Capt. Chris Cowan of the Richland County Sheriff's Department says it's important to take steps now, to prevent future crimes.

"Churches are in the business of protecting their flock, but how do they protect themselves?" Capt. Cowan explained.

Peter and Sandra Dahlin attended the session from St. Paul United Methodist Church in Ninety Six.

"We learned that we have room for improvement," Sandra explained. "It is so hard, but in the day that we live in now, we have to think about and we have the responsibility to do that."

"You have to plan accordingly and have a mission statement literally in place for the what-ifs that could happen," Peter said.

It happens across the country and even in our own backyard.

In August, officials say a gunman opened fire in a Sikh temple in Wisconsin - killing six, before turning the gun on himself.

In March of 2012 in Spartanburg County, deputies say an armed man kicked down the door of an Upstate church and threatened the congregation.

"When you have an incident that involves a church, whether it's locally or nationally, or internationally, it brings that heightened sense of awareness," Capt. Cowan said.
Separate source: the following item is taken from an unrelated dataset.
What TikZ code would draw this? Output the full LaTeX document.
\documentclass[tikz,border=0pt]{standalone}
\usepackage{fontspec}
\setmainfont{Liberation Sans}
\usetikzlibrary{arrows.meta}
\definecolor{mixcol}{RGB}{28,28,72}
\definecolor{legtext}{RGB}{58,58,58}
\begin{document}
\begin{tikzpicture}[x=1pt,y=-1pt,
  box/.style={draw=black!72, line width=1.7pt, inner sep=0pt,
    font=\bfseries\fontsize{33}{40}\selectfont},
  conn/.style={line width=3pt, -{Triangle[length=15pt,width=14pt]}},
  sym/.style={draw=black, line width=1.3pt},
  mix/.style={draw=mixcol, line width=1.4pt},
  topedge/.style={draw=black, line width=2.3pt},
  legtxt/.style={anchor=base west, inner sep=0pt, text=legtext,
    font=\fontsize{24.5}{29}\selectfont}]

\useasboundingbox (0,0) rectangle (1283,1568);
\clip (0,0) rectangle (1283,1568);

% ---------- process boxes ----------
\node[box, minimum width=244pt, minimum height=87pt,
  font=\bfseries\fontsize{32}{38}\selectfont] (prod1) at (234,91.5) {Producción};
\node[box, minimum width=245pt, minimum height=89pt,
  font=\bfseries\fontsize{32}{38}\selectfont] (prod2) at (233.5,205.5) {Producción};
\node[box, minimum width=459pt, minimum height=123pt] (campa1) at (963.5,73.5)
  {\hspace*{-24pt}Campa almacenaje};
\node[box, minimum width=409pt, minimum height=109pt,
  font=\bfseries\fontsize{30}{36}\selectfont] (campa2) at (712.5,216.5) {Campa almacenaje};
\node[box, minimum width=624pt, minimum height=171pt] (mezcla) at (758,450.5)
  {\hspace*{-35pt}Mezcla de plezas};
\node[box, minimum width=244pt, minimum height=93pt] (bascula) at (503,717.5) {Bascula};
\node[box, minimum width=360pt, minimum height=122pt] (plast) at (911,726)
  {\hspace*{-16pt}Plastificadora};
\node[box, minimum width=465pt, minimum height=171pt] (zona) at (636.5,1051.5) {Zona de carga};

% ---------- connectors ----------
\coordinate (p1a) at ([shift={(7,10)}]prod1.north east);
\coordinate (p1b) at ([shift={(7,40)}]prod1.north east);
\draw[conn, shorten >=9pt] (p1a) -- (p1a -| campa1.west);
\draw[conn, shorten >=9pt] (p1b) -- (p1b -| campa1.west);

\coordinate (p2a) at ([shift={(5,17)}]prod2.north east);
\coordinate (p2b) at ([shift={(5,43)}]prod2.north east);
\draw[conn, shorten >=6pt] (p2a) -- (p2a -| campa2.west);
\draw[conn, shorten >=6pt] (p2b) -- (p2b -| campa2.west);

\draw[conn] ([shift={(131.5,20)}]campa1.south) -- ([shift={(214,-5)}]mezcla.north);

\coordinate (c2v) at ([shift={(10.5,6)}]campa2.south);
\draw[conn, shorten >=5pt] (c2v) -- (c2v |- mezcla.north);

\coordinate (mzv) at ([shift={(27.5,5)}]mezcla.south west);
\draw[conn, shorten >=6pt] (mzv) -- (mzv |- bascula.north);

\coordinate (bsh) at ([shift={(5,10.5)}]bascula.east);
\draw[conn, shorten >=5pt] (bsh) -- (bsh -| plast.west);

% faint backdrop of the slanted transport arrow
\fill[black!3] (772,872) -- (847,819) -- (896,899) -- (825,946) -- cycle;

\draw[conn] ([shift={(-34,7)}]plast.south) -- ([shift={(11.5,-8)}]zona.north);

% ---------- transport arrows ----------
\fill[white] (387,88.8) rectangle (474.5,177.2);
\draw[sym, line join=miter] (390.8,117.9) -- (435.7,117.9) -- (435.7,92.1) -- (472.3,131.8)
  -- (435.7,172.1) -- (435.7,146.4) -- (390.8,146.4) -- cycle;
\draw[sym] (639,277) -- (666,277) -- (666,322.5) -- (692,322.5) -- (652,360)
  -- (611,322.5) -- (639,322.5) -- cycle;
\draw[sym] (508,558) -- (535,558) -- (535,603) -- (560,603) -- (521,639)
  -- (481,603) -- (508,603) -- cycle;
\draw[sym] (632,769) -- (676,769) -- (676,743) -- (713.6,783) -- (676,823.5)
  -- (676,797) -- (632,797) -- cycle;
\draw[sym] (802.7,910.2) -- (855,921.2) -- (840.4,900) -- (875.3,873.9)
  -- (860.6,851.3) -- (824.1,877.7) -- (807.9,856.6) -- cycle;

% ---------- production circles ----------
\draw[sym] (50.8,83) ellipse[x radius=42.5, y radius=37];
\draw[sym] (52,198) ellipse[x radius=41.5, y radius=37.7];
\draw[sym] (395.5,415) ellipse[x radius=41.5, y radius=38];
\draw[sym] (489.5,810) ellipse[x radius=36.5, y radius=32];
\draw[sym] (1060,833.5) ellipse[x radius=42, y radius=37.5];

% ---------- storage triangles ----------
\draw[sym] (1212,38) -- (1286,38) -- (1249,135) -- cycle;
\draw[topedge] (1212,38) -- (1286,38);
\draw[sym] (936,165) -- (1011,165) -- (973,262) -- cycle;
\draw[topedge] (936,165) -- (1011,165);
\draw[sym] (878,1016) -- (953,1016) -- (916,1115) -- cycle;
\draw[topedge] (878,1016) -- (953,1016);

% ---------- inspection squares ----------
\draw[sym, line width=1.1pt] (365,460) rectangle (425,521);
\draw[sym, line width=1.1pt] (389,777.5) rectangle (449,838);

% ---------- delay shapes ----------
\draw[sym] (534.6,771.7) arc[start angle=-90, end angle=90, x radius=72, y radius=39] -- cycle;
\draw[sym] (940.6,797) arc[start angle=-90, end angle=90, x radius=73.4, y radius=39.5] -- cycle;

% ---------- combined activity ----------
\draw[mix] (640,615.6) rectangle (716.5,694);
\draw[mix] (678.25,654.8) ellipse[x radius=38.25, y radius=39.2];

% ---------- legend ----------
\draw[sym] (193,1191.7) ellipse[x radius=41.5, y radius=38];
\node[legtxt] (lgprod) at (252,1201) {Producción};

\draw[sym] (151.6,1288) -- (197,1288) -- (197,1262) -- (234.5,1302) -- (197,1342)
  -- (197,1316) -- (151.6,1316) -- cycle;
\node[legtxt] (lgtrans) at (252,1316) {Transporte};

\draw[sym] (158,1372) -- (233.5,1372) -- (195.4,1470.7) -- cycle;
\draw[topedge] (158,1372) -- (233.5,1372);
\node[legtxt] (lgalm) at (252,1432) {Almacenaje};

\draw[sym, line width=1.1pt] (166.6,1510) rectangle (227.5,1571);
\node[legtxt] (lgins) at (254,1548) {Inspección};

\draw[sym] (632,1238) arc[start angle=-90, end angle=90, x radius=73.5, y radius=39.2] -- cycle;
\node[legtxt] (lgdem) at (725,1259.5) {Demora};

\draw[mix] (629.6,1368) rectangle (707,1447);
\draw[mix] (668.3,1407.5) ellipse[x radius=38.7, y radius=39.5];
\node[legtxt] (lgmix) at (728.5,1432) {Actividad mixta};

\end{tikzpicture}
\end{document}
That awareness goes beyond the major incidents. Even more common crimes like theft and burglary can happen on God's ground.

Matthew Quinton, with Southern Mutual Church Insurance Company, says there are simple changes churches can make to prevent that theft.

"Copper theft has been the bane of many insurance carrier's existence and churches are extremely vulnerable to that," he explained.

Quinton says - churches' insurance policies will pay for the loss, but they still have to deal with the inconvenience.

"We had cases of churches not having Easter services last year," said Quinton of the copper thefts. "Can you imagine having a wedding in the summer in South Carolina without heating and air? So it can be problematic."

Deputies say any changes from adding lighting on church grounds to changing church policies on how they handle certain incidents, can make a difference. 

The South Carolina Sheriff's association and Southern Mutual Church Insurance Company sponsored this workshop. They plan on hosting many more of these across the state.